My students listening to one of their mates' lessons
I've been working on Jane Austen's novels with my students these days and you can only imagine what bliss that can be for me. Northanger Abbey, Pride and Prejudice and Persuasion are the novels we've been reading extracts from and working on. Now in one of the two class groups, they are going to read Emma - the whole novel - with their Italian teacher and, of course, we will discuss it in English together in my lessons after they finish. (You can find some of the materials and videos we used at my other blog LEARN ON LINE:1. My Students give their lessons: Persuasion by Jane Austen, 2. Pride and Prejudice Part I 3. Pride and Prejudice Part II 4. Born to Be a Heroine: Watching Jane Austen's Northanger Abbey ) We discussed several issues like marriage, propriety and decorum, money and power, education of men and women in the Regency but we also learnt something about irony and characterization in fiction. This is what I wanted to share here tonight, something about characterization: flat characters and round characters. The difference was stated by the novelist E. M. Forster (I love all his novels!) in his work Aspects of the Novel (1927)
Flat Characters
Flat characters, which can also be called "types" or " caricatures", are built around a single psychological trait or quality.

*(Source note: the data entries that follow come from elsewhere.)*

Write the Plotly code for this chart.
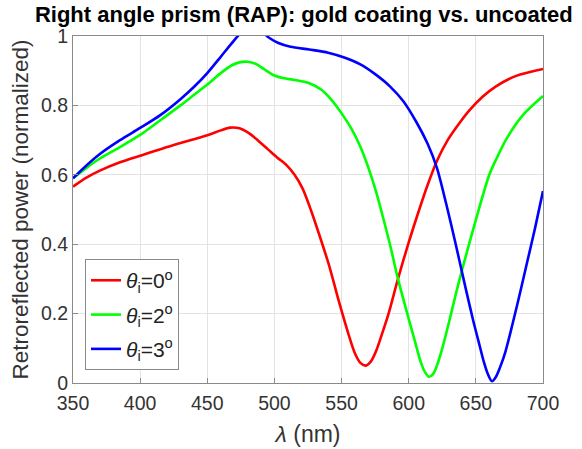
import plotly.graph_objects as go

# Wavelength samples (nm) and retroreflected power for each incidence angle
wl_red = [350, 360, 370, 385, 400, 425, 450, 460, 467, 474, 481, 488, 495, 502, 509,
          515, 521, 527, 534, 541, 548, 556, 560, 564, 568, 572, 576, 580, 585, 592,
          600, 607, 614, 621, 629, 637, 645, 655, 665, 680, 700]
p_red = [0.566, 0.592, 0.612, 0.636, 0.655, 0.686, 0.714, 0.728, 0.736, 0.734, 0.72,
         0.698, 0.674, 0.65, 0.628, 0.60, 0.56, 0.50, 0.42, 0.335, 0.235, 0.13, 0.085,
         0.058, 0.05, 0.063, 0.095, 0.14, 0.20, 0.30, 0.405, 0.49, 0.57, 0.64, 0.70,
         0.745, 0.785, 0.825, 0.855, 0.885, 0.905]

wl_green = [350, 360, 370, 385, 400, 415, 430, 440, 450, 460, 468, 474, 480, 486, 492,
            500, 507, 514, 526, 535, 542, 550, 557, 564, 570, 576, 580, 586, 592, 600,
            605, 609, 612, 615, 618, 621, 625, 630, 635, 640, 650, 660, 667, 673, 685, 700]
p_green = [0.59, 0.62, 0.647, 0.68, 0.715, 0.757, 0.80, 0.83, 0.86, 0.893, 0.915, 0.924,
           0.926, 0.92, 0.905, 0.886, 0.878, 0.874, 0.864, 0.845, 0.818, 0.777, 0.735,
           0.681, 0.62, 0.547, 0.49, 0.40, 0.30, 0.185, 0.115, 0.06, 0.032, 0.018, 0.025,
           0.05, 0.10, 0.175, 0.255, 0.33, 0.47, 0.60, 0.66, 0.705, 0.772, 0.827]

wl_blue = [350, 360, 370, 385, 400, 415, 430, 440, 450, 460, 468, 474, 480, 485, 490,
           496, 503, 512, 526, 540, 552, 564, 575, 586, 596, 606, 614, 621, 628, 635,
           642, 648, 652, 656, 659, 662, 665, 668, 672, 677, 682, 688, 694, 700]
p_blue = [0.59, 0.627, 0.66, 0.70, 0.735, 0.772, 0.818, 0.853, 0.893, 0.94, 0.978, 1.005,
          1.022, 1.025, 1.015, 0.995, 0.98, 0.969, 0.961, 0.952, 0.938, 0.918, 0.89,
          0.855, 0.812, 0.75, 0.69, 0.62, 0.515, 0.40, 0.28, 0.18, 0.12, 0.06, 0.025,
          0.005, 0.018, 0.045, 0.09, 0.165, 0.245, 0.345, 0.445, 0.553]

series = [
    (wl_red, p_red, "#ff0000", "<i>θ</i><sub>i</sub>=0<sup>o</sup>"),
    (wl_green, p_green, "#00ff00", "<i>θ</i><sub>i</sub>=2<sup>o</sup>"),
    (wl_blue, p_blue, "#0000ff", "<i>θ</i><sub>i</sub>=3<sup>o</sup>"),
]

x_ticks = [350, 400, 450, 500, 550, 600, 650, 700]
y_ticks = [0, 0.2, 0.4, 0.6, 0.8, 1]
y_tick_text = ["0", "0.2", "0.4", "0.6", "0.8", "1"]

fig = go.Figure()
for i, (wl, p, color, name) in enumerate(series):
    fig.add_trace(go.Scatter(
        x=wl, y=p, mode="lines", name=name, legendgroup=f"g{i}",
        line=dict(color=color, width=2.6, shape="spline", smoothing=0.8),
    ))

font = "Liberation Sans, Arial, Helvetica, sans-serif"
axis_common = dict(
    showgrid=True, gridcolor="#e3e3e3", gridwidth=1,
    showline=True, linecolor="#8a8a8a", linewidth=1, mirror=True,
    ticks="inside", ticklen=5, tickcolor="#8a8a8a",
    tickfont=dict(family=font, size=19.5, color="#333333"),
    zeroline=False, automargin=False,
)

fig.update_layout(
    width=582, height=449,
    margin=dict(l=73, r=39, t=36, b=66),
    paper_bgcolor="white", plot_bgcolor="white",
    title=dict(
        text="<b>Right angle prism (RAP): gold coating vs. uncoated</b>",
        x=0.522, xanchor="center", y=0.968, yanchor="middle",
        font=dict(family=font, size=22, color="#000000"),
    ),
    xaxis=dict(
        range=[350, 700], tickvals=x_ticks, ticklabelstandoff=3,
        title=dict(text="<i>λ</i> (nm)", font=dict(family=font, size=23, color="#333333"), standoff=12),
        **axis_common,
    ),
    yaxis=dict(
        range=[0, 1], tickvals=y_ticks, ticktext=y_tick_text,
        title=dict(text="Retroreflected power (normalized)",
                   font=dict(family=font, size=22.5, color="#333333"), standoff=6),
        **axis_common,
    ),
    legend=dict(
        x=0.0255, y=0.357, xanchor="left", yanchor="top",
        bgcolor="white", bordercolor="#8a8a8a", borderwidth=1,
        font=dict(family=font, size=21, color="#222222"),
        tracegroupgap=4,
    ),
)

fig.write_html("out.html")
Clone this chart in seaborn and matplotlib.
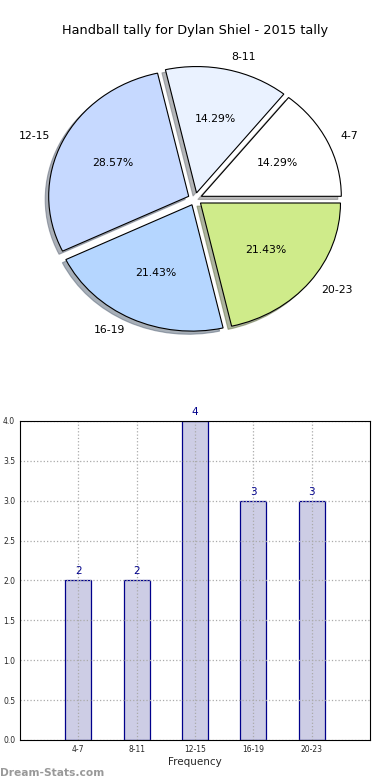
import matplotlib
matplotlib.use("Agg")
import matplotlib.pyplot as plt
import seaborn as sns
import pandas as pd

categories = ["4-7", "8-11", "12-15", "16-19", "20-23"]
counts = [2, 2, 4, 3, 3]
pie_colors = ["#ffffff", "#eaf2ff", "#c6d9ff", "#b5d6ff", "#cfeb8a"]
y_ticks = [0.0, 0.5, 1.0, 1.5, 2.0, 2.5, 3.0, 3.5, 4.0]
title = "Handball tally for Dylan Shiel - 2015 tally"

sns.set_theme(style="white")
plt.rcParams["font.family"] = ["DejaVu Sans"]

fig = plt.figure(figsize=(3.9, 7.8), dpi=100)

# Pie chart
ax1 = fig.add_axes([0.0513, 0.5423, 0.8974, 0.405])
wedges, texts, autotexts = ax1.pie(
    counts, labels=categories, colors=pie_colors, explode=[0.05] * len(counts),
    autopct="%.2f%%", shadow=dict(ox=-0.018, oy=-0.018, shade=0.55), startangle=0,
    wedgeprops=dict(edgecolor="black", linewidth=0.8),
    textprops=dict(fontsize=7.8, color="black"))
ax1.set_aspect("auto")
ax1.set_xlim(-1.25, 1.25)
ax1.set_ylim(-1.25, 1.25)
fig.text(0.5, 0.961, title, ha="center", va="center", fontsize=9.3, color="black")

# Bar chart
ax2 = fig.add_axes([0.0513, 0.0513, 0.8974, 0.409])
df = pd.DataFrame({"cat": categories, "count": counts})
sns.barplot(data=df, x="cat", y="count", color="#cdcde5", edgecolor="#00008b",
            linewidth=0.9, width=0.45, saturation=1, ax=ax2)
ax2.set_xlim(-1, 5)
ax2.set_ylim(0, 4)
ax2.set_yticks(y_ticks)
ax2.set_yticklabels([f"{v:.1f}" for v in y_ticks], fontsize=5.5)
ax2.tick_params(axis="x", labelsize=5.5)
ax2.tick_params(direction="in", length=3, color="#999999", width=0.8)
ax2.grid(True, linestyle=":", color="#aaaaaa", linewidth=0.9)
ax2.set_axisbelow(False)
for s in ax2.spines.values():
    s.set_color("black")
    s.set_linewidth(0.8)
    s.set_zorder(4)
ax2.set_xlabel("Frequency", fontsize=7.5, labelpad=2)
ax2.set_ylabel("")
for i, v in enumerate(counts):
    ax2.text(i, v + 0.05, str(v), ha="center", va="bottom", fontsize=7.5, color="#00008b")

fig.text(0.0, 0.003, "Dream-Stats.com", ha="left", va="bottom", fontsize=7.7,
         color="#999999", fontweight="semibold")

fig.savefig("out.png", dpi=100)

They are easy to recognize and do not develop throughout the story, even if they experience different relationships and situations. However, this does not mean they are always artistically inferior to round characters. As a matter of fact, the author can use them to create a particular atmosphere inside a complex narrative frame. Flat characters can be easily presented in a few sentences as in the case of Mrs Bennet in Pride and Prejudice:
She was a woman of mean understanding, little information, and uncertain temper. When she was discontented she fancied herself nervous. The business of her life was to get her daughters married; its solace was visiting and news.
There is Mrs Bennet. Whatever she does and wherever she goes, she remains the same. Flat characters are best when they are comic. Just think of Miss Bates, Mr Woodhouse or Mr Collins. They may become boring when they perform tragically.
Round Characters
Round characters are more complex and have more than one facet, like human beings:
- they pass through the crucial events of the story and are remembered by the reader in connection with those scenes
- their personality is modified by experience, they are likely to influence the development of the story, and are fit to surprise the reader in a convincing way
- they bring the variety of real life within the pages of a book, performing both comic and tragic roles
An effective example of round character is provided by the figure of Elizabeth in Pride and Prejudice . When in chapter XXXVI she realises she has been prejudiced and partial towards Mr Darcy, she says:
"Till this moment, I never knew myself"
Lizzy is not the same girl the reader met in the first chapters of the novel, she's a new woman, whose choices and behaviours have affected the lives of the people around her, a heroine who has evolved and become aware of her real feeling.
(Notes from M. Spiazzi - M. Tavella, Only Connect ... New Directions, vol.2, Ed. Zanichelli, 2009) Who are your favorite flat or round characters in Jane Austen's world?